Un intervento relativamente recente in questo senso è la Direttiva 2014/50/UE emanata dal Parlamento europeo e il Consiglio il 16 aprile 2014 e relativa ai requisiti minimi per favorire la mobilità dei lavoratori tra Stati membri migliorando l’acquisto e la salvaguardia di diritti pensionistici complementari

Capita sempre più spesso che a seguito della cosiddetta globalizzazione economica, dell’integrazione dei vari Stati che compongono l’Unione Europea e la conseguente delocalizzazione delle fabbriche da un paese all’altro, in genere dall’ovest verso l’est, i cittadini di uno Stato debbano andare a lavorare in un altro. I  problemi inerenti diritti pensionistici dei sistemi pubblici, sono stati più o meno variamente risolti e consolidati. Ora però ci dovrà fare una nuova negoziazione per disciplinare la situazione in essere e quella futura. Probabilmente occorreranno degli accordi bilaterali come già esistono fra la UE e vari paesi di altri continenti, come l’Argentina, gli Usa ecc… Certo è che ci saranno ostacoli da superare per confermare quella che oggi è la “totalizzazione dei periodi pensionistici” maturati nei 27 paesi UE e la GB. Come pure diventerà più difficile per un pensionato del Galles, per esempio, trasferirsi a Tenerife, in Grecia o a Malta considerando che sono rari quelli in senso opposto.
Ma sono minuzie.
I problemi più grossi sono nel campo della previdenza complementare.
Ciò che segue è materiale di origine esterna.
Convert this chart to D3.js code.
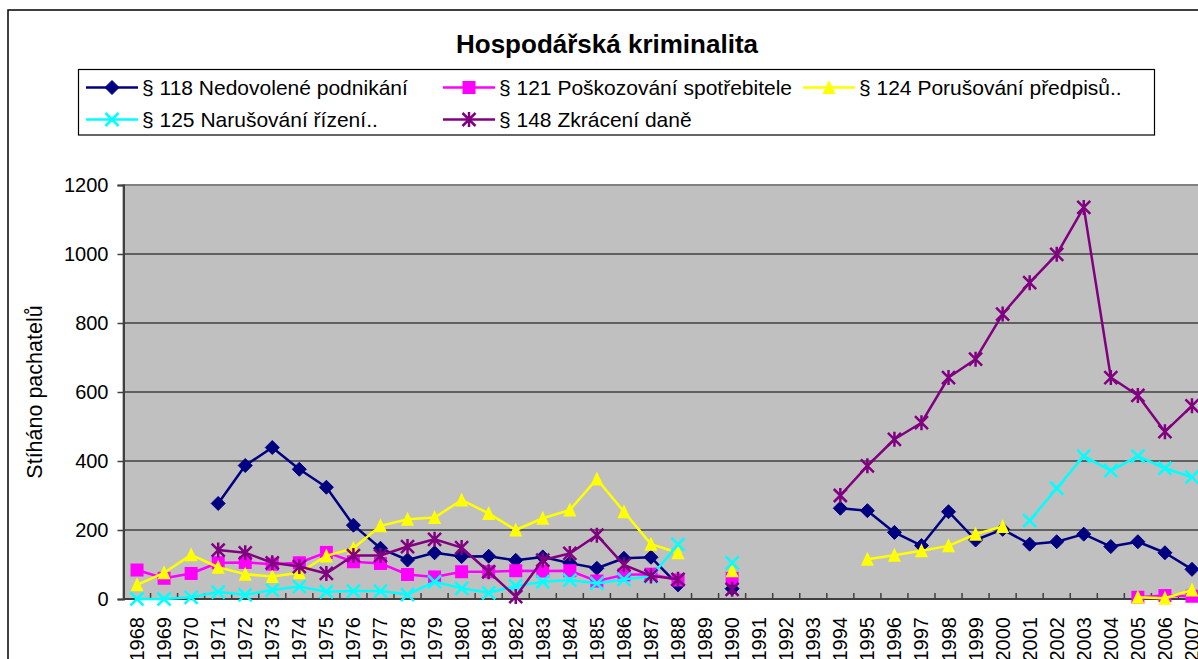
<!DOCTYPE html>
<html>
<head>
<meta charset="utf-8">
<script src="https://cdn.jsdelivr.net/npm/d3@7"></script>
<style>
  html, body { margin: 0; padding: 0; background: #fff; }
  svg { display: block; font-family: "Liberation Sans", Arial, sans-serif; }
</style>
</head>
<body>
<svg id="chart" width="1198" height="659"></svg>
<script>
const years = [1968,1969,1970,1971,1972,1973,1974,1975,1976,1977,1978,1979,1980,1981,1982,1983,1984,1985,1986,1987,1988,1989,1990,1991,1992,1993,1994,1995,1996,1997,1998,1999,2000,2001,2002,2003,2004,2005,2006,2007];
const yTicks = [0, 200, 400, 600, 800, 1000, 1200];
const seriesNames = ["§ 118 Nedovolené podnikání", "§ 121 Poškozování spotřebitele", "§ 124 Porušování předpisů..", "§ 125 Narušování řízení..", "§ 148 Zkrácení daně"];
const seriesColors = ["#000080", "#FF00FF", "#FFFF00", "#00FFFF", "#800080"];
const seriesMarkers = ["diamond", "square", "triangle", "x", "star"];

const s118 = [null,null,null,277,387,439,376,324,214,147,113,134,123,124,112,122,104,89,118,121,41,null,30,null,null,null,263,256,193,155,253,171,202,159,166,188,152,166,134,86];
const s121 = [84,60,74,105,106,101,105,135,108,103,71,64,79,79,82,81,82,52,70,72,55,null,60,null,null,null,null,null,null,null,null,null,null,null,null,null,null,5,10,8];
const s124 = [41,76,128,92,72,65,76,125,147,212,231,236,287,248,200,234,258,348,253,159,134,null,82,null,null,null,null,115,127,140,154,188,210,null,null,null,null,5,2,26];
const s125 = [0,0,5,20,12,26,36,21,23,23,13,50,31,18,38,50,55,45,57,65,158,null,105,null,null,null,null,null,null,null,null,null,null,227,321,414,372,414,379,353];
const s148 = [null,null,null,142,134,105,94,74,126,126,152,173,149,79,7,113,132,185,99,67,57,null,28,null,null,null,300,386,463,511,642,695,826,917,999,1135,642,590,485,560];
const seriesValues = [s118, s121, s124, s125, s148];

const svg = d3.select("#chart");
const plot = { left: 123.5, top: 185, right: 1205.5, bottom: 599 };

// outer chart border
svg.append("rect").attr("x", 8).attr("y", 10).attr("width", 1400).attr("height", 900)
  .attr("fill", "#fff").attr("stroke", "#000").attr("stroke-width", 1.5);

// title
svg.append("text").attr("x", 607).attr("y", 53).attr("text-anchor", "middle")
  .attr("font-size", 26).attr("font-weight", "bold").text("Hospodářská kriminalita");

const x = d3.scaleBand().domain(years).range([plot.left, plot.right]).paddingInner(0).paddingOuter(0);
const cx = d => x(d) + x.bandwidth() / 2;
const y = d3.scaleLinear().domain([0, 1200]).range([plot.bottom, plot.top]);

// plot area
svg.append("rect").attr("x", plot.left).attr("y", plot.top)
  .attr("width", plot.right - plot.left).attr("height", plot.bottom - plot.top)
  .attr("fill", "#C0C0C0").attr("stroke", "#808080").attr("stroke-width", 2);

// gridlines
svg.append("g").selectAll("line").data(yTicks.filter(t => t > 0 && t < 1200)).join("line")
  .attr("x1", plot.left).attr("x2", plot.right)
  .attr("y1", d => y(d)).attr("y2", d => y(d))
  .attr("stroke", "#000").attr("stroke-width", 1);

// y axis
const yAxis = d3.axisLeft(y).tickValues(yTicks).tickSize(6).tickPadding(9).tickFormat(d3.format("d"));
const gy = svg.append("g").attr("transform", `translate(${plot.left},0)`).call(yAxis);
gy.select(".domain").attr("stroke", "#404040").attr("stroke-width", 2);
gy.selectAll(".tick line").attr("stroke", "#404040").attr("stroke-width", 1.5);
gy.selectAll(".tick text").attr("font-size", 20).attr("font-family", "Liberation Sans, Arial, sans-serif").attr("fill", "#000");

// x axis line + inward ticks at band boundaries
const gx = svg.append("g");
gx.append("line").attr("x1", plot.left).attr("x2", plot.right).attr("y1", plot.bottom).attr("y2", plot.bottom)
  .attr("stroke", "#404040").attr("stroke-width", 2);
gx.selectAll("line.tk").data(years.slice(1)).join("line").attr("class", "tk")
  .attr("x1", d => x(d)).attr("x2", d => x(d))
  .attr("y1", plot.bottom).attr("y2", plot.bottom - 6)
  .attr("stroke", "#404040").attr("stroke-width", 1.5);
gx.selectAll("text").data(years).join("text")
  .attr("transform", d => `translate(${cx(d)},617) rotate(-90)`)
  .attr("text-anchor", "end").attr("dy", "0.35em")
  .attr("font-size", 20).text(d => d);

// y axis title
svg.append("text").attr("transform", `translate(42,${(plot.top + plot.bottom) / 2}) rotate(-90)`)
  .attr("text-anchor", "middle").attr("font-size", 21.5).text("Stíháno pachatelů");

// marker drawing
function drawMarker(g, type, color, px, py, s) {
  const h = s / 2;
  if (type === "diamond") {
    g.append("path").attr("d", `M${px},${py - h}L${px + h},${py}L${px},${py + h}L${px - h},${py}Z`).attr("fill", color).attr("stroke", color);
  } else if (type === "square") {
    g.append("rect").attr("x", px - h).attr("y", py - h).attr("width", s).attr("height", s).attr("fill", color);
  } else if (type === "triangle") {
    g.append("path").attr("d", `M${px},${py - h - 1}L${px + h},${py + h}L${px - h},${py + h}Z`).attr("fill", color);
  } else if (type === "x") {
    g.append("path").attr("d", `M${px - h},${py - h}L${px + h},${py + h}M${px - h},${py + h}L${px + h},${py - h}`)
      .attr("stroke", color).attr("stroke-width", 2.5).attr("fill", "none");
  } else if (type === "star") {
    g.append("path").attr("d", `M${px - h},${py - h}L${px + h},${py + h}M${px - h},${py + h}L${px + h},${py - h}M${px},${py - h - 1}L${px},${py + h + 1}`)
      .attr("stroke", color).attr("stroke-width", 2.5).attr("fill", "none");
  }
}
const markerSize = [14, 13, 13, 13, 13];

const line = d3.line().defined(d => d.v != null).x(d => cx(d.year)).y(d => y(d.v));
seriesValues.forEach((vals, i) => {
  const data = years.map((yr, k) => ({ year: yr, v: vals[k] }));
  const g = svg.append("g");
  g.append("path").datum(data).attr("d", line).attr("fill", "none")
    .attr("stroke", seriesColors[i]).attr("stroke-width", 2.5).attr("stroke-linejoin", "round");
  data.filter(d => d.v != null).forEach(d => drawMarker(g, seriesMarkers[i], seriesColors[i], cx(d.year), y(d.v), markerSize[i]));
});

// legend
const legend = svg.append("g");
legend.append("rect").attr("x", 78.5).attr("y", 69.5).attr("width", 1076).attr("height", 65.5)
  .attr("fill", "#fff").attr("stroke", "#000").attr("stroke-width", 1.2);
const legPos = [[86, 87.5], [443, 87.5], [803, 87.5], [86, 119.5], [443, 119.5]];
seriesNames.forEach((name, i) => {
  const [lx, ly] = legPos[i];
  legend.append("line").attr("x1", lx).attr("x2", lx + 52).attr("y1", ly).attr("y2", ly)
    .attr("stroke", seriesColors[i]).attr("stroke-width", 2.5);
  drawMarker(legend, seriesMarkers[i], seriesColors[i], lx + 26, ly, markerSize[i]);
  legend.append("text").attr("x", lx + 56).attr("y", ly + 7).attr("font-size", 21).text(name);
});
</script>
</body>
</html>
Un lavoratore di un’industria italiana, ad esempio, iscritto ad un fondo pensione di categoria italiana, la cui fabbrica è delocalizzata in Gran Bretagna, come ci si regola per la previdenza complementare? Rimane iscritto nel fondo di appartenenza, o si deve trasferire in analogo fondo territoriale e a quali prestazioni avrà diritto e come saranno tassate?  Oppure un lavoratore italiano che ha sottoscritto un Pip presso una società di assicurazione inglese e vuole trasferirla. Questi sono alcuni  dei casi più ovvi.
Si spera che sarà a cura della citata Eiopa, l’Autorità di vigilanza sui fondi pensione europei elaborare una piattaforma organica da negoziare con la G.B in modo che i diritti dei trasfrontalieri non abbiano a soffrire.